**TASK TO CARRY OUT**: Your task is to give the number of lines in the listing that include "matplotlib", and nothing else.

─── DATA PROVIDED

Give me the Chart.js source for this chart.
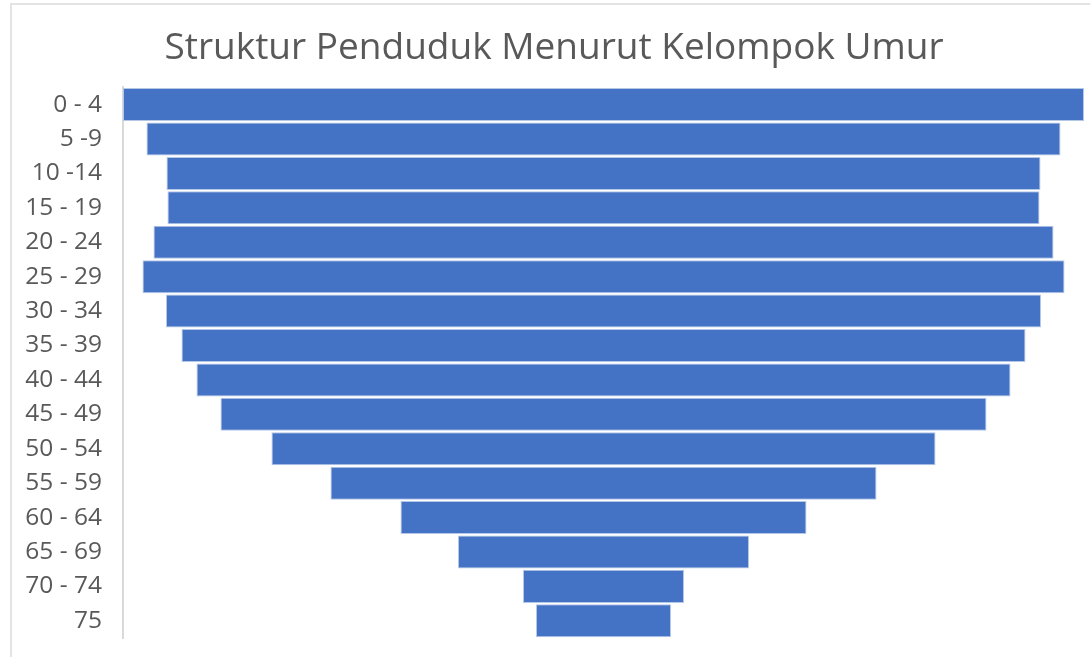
<!DOCTYPE html>
<html>
<head>
<meta charset="utf-8">
<script src="https://cdn.jsdelivr.net/npm/chart.js@4"></script>
<style>
  html, body { margin: 0; padding: 0; background: #fff; }
  #wrap { position: relative; width: 1090px; height: 657px; }
  #frame { position: absolute; left: 10px; top: 3px; right: 0; bottom: 0;
           border-left: 2px solid #e3e3e3; border-top: 2px solid #e3e3e3; }
  canvas { position: absolute; left: 0; top: 0; }
</style>
</head>
<body>
<div id="wrap">
  <div id="frame"></div>
  <canvas id="mycanvas" width="1090" height="657"></canvas>
</div>
<script>
// kelompok umur
var ageGroups = ['0 - 4', '5 -9', '10 -14', '15 - 19', '20 - 24', '25 - 29', '30 - 34', '35 - 39',
                 '40 - 44', '45 - 49', '50 - 54', '55 - 59', '60 - 64', '65 - 69', '70 - 74', '75'];
// jumlah penduduk (perkiraan dari gambar)
var population = [961, 914, 874, 872, 900, 922, 875, 844, 814, 766, 664, 546, 406, 291, 161, 135];

// bars are centred on zero, half to each side
var floating = [];
for (var i = 0; i < population.length; i++) {
  floating.push([-population[i] / 2, population[i] / 2]);
}
var half = Math.max.apply(null, population) / 2;

var ctx = document.getElementById('mycanvas');
var chart = new Chart(ctx, {
  type: 'bar',
  data: {
    labels: ageGroups,
    datasets: [{
      label: 'Penduduk',
      data: floating,
      backgroundColor: '#4472c4',
      borderColor: '#b4c7e7',
      borderWidth: 1,
      borderSkipped: false,
      barPercentage: 0.96,
      categoryPercentage: 1
    }]
  },
  options: {
    indexAxis: 'y',
    responsive: false,
    animation: false,
    layout: { padding: { left: 24, right: 6, top: 0, bottom: 19 } },
    plugins: {
      legend: { display: false },
      tooltip: { enabled: false },
      title: {
        display: true,
        text: 'Struktur Penduduk Menurut Kelompok Umur',
        color: '#595959',
        font: { family: 'Open Sans', size: 37, weight: 'normal' },
        padding: { top: 26, bottom: 17 }
      }
    },
    scales: {
      x: { display: false, min: -half, max: half },
      y: {
        afterFit: function (scale) {
          scale.width = 99;
          scale.paddingTop = 0;
          scale.paddingBottom = 0;
        },
        grid: { display: false, drawTicks: false },
        border: { display: true, color: '#d9d9d9', width: 2 },
        ticks: {
          color: '#595959',
          padding: 21,
          font: { family: 'Open Sans', size: 24.5 }
        }
      }
    }
  }
});
</script>
</body>
</html>
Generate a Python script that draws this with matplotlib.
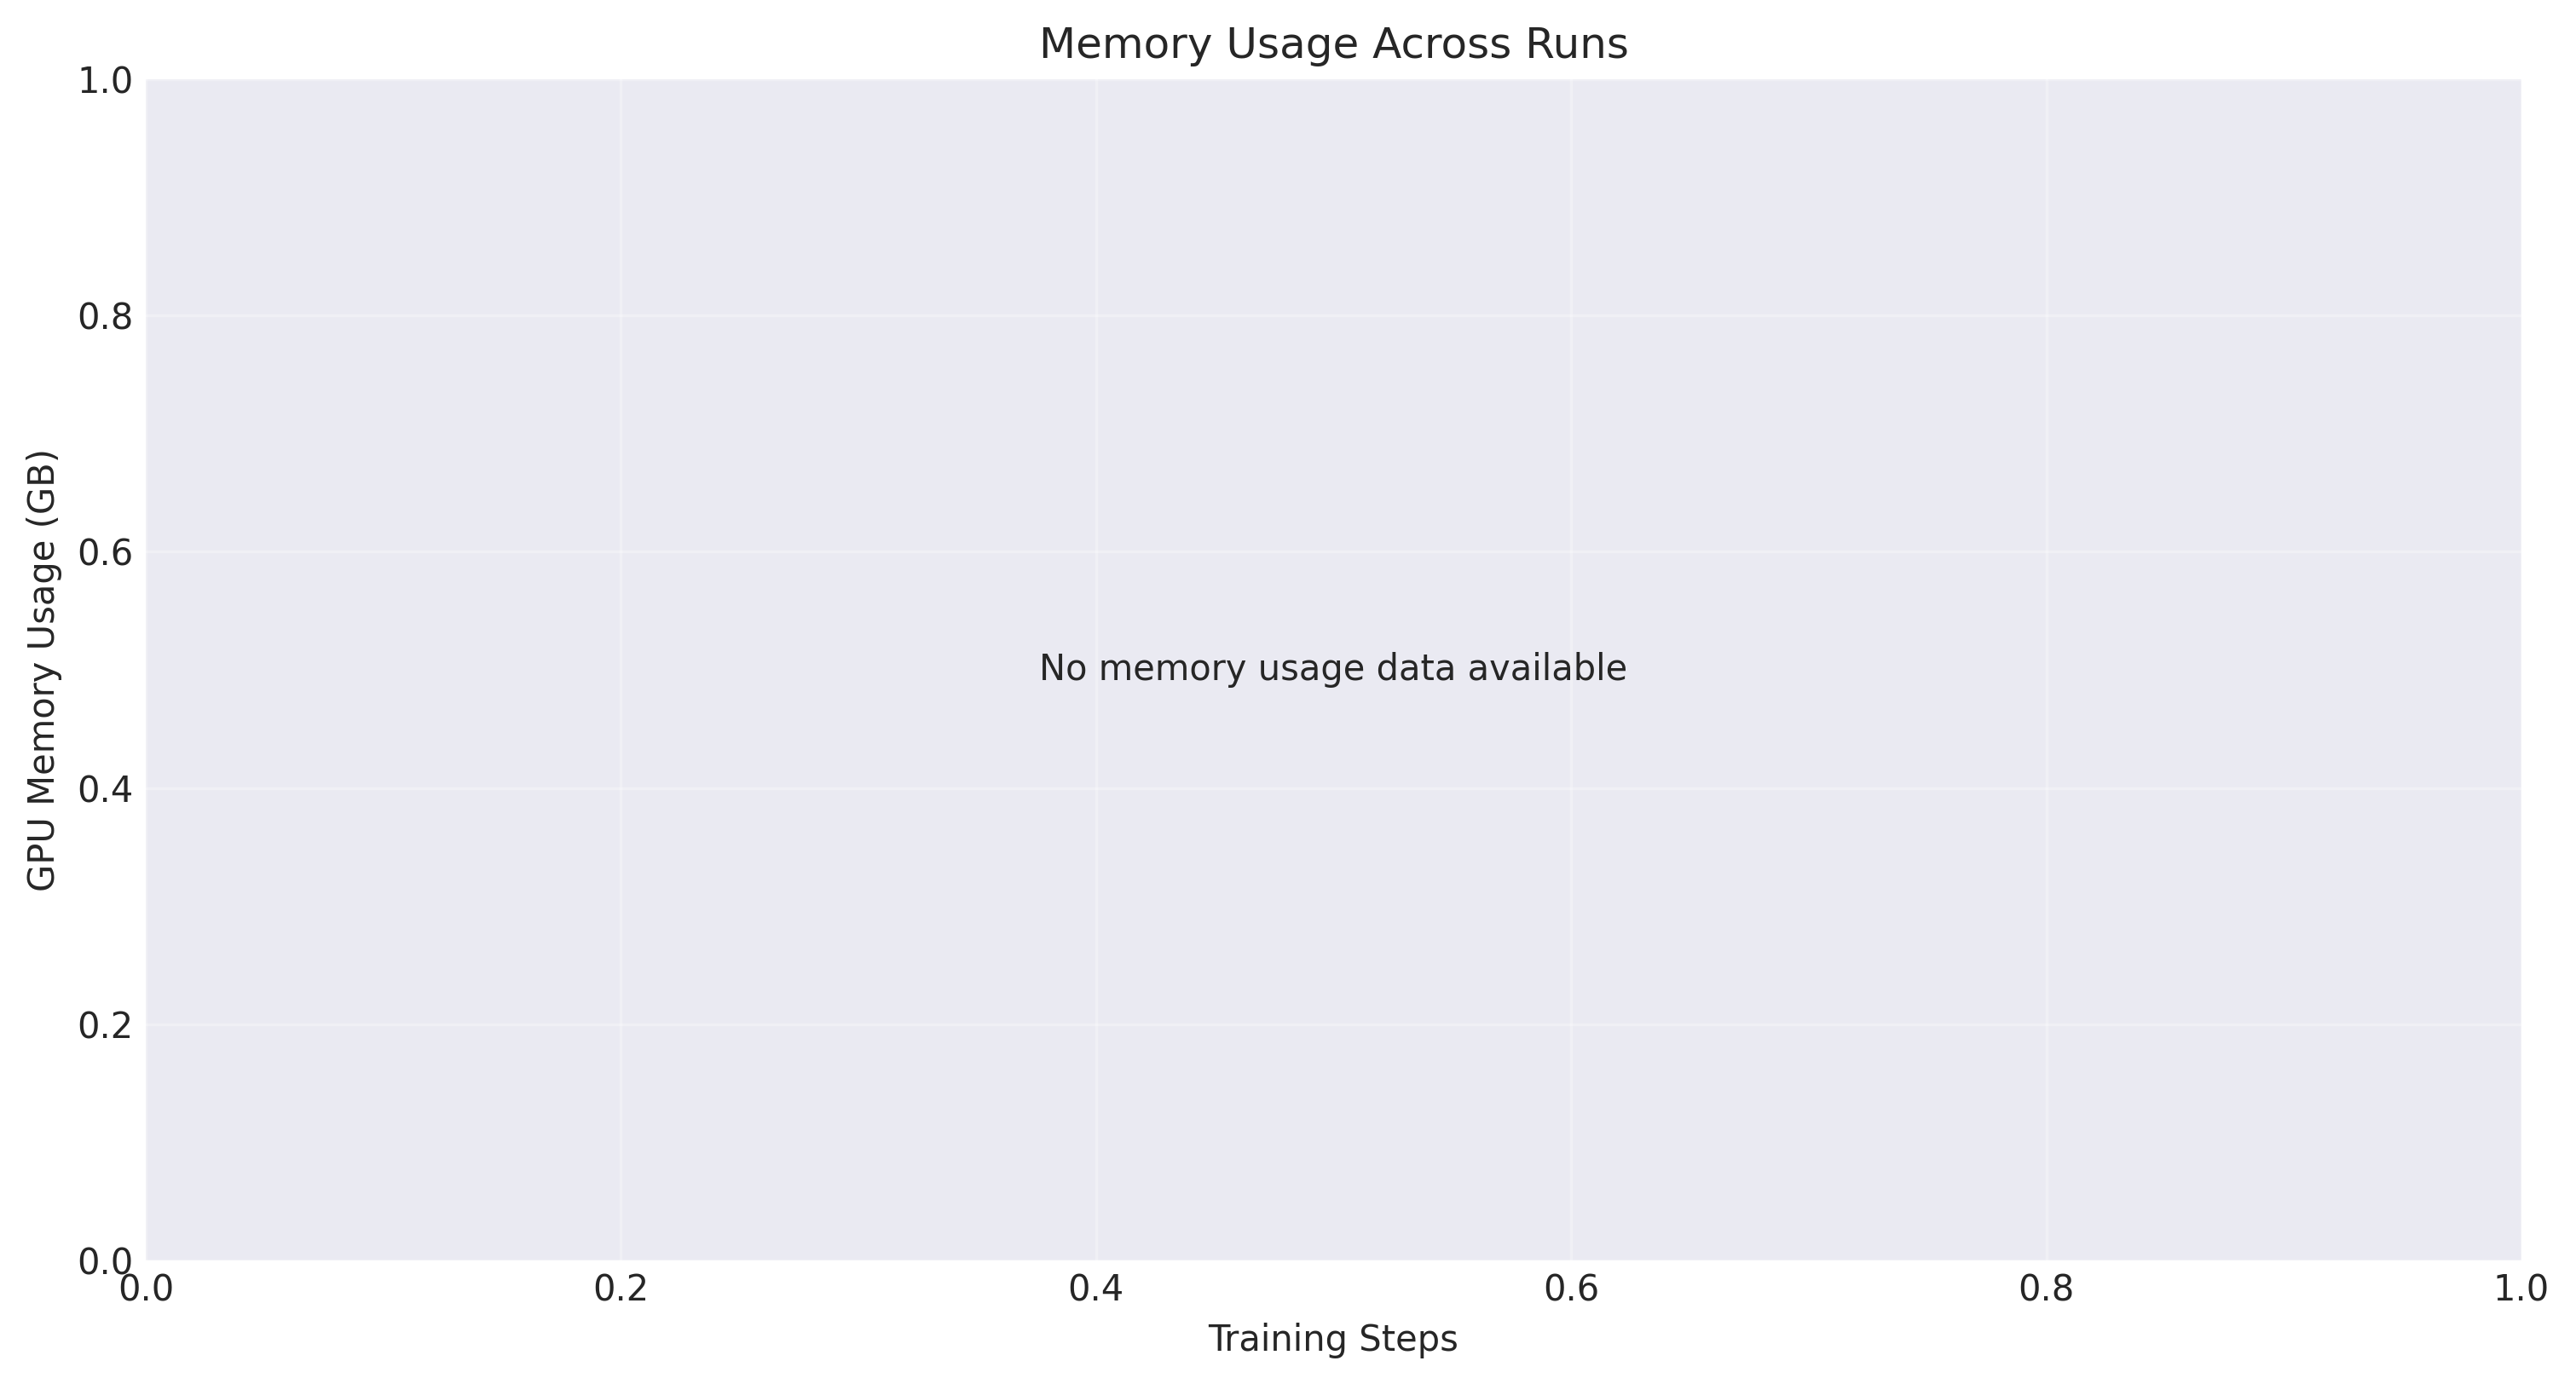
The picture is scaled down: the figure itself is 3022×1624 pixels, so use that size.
import matplotlib
matplotlib.use('Agg')
import matplotlib.pyplot as plt

plt.style.use('seaborn-v0_8-darkgrid')
plt.rcParams['font.family'] = ['DejaVu Sans']

# no runs logged memory, so the chart only carries the notice
steps = []
memory_gb = []
title = 'Memory Usage Across Runs'
x_label = 'Training Steps'
y_label = 'GPU Memory Usage (GB)'
empty_msg = 'No memory usage data available'

fig = plt.figure(figsize=(3022 / 300, 1624 / 300), dpi=300)
ax = fig.add_axes([171 / 3022, 1 - 1479 / 1624, (2958 - 171) / 3022, (1479 - 93) / 1624])

if steps:
    ax.plot(steps, memory_gb)
else:
    ax.text(0.5, 0.5, empty_msg, ha='center', va='center', transform=ax.transAxes, fontsize=10)

ax.set_xlim(0, 1)
ax.set_ylim(0, 1)
ax.set_title(title, fontsize=12)
ax.set_xlabel(x_label, fontsize=10)
ax.set_ylabel(y_label, fontsize=10)
ax.tick_params(labelsize=10)
ax.grid(True, alpha=0.3)

fig.savefig('out.png', dpi=300)
plt.close(fig)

──────

**TASK OUTPUT**: 4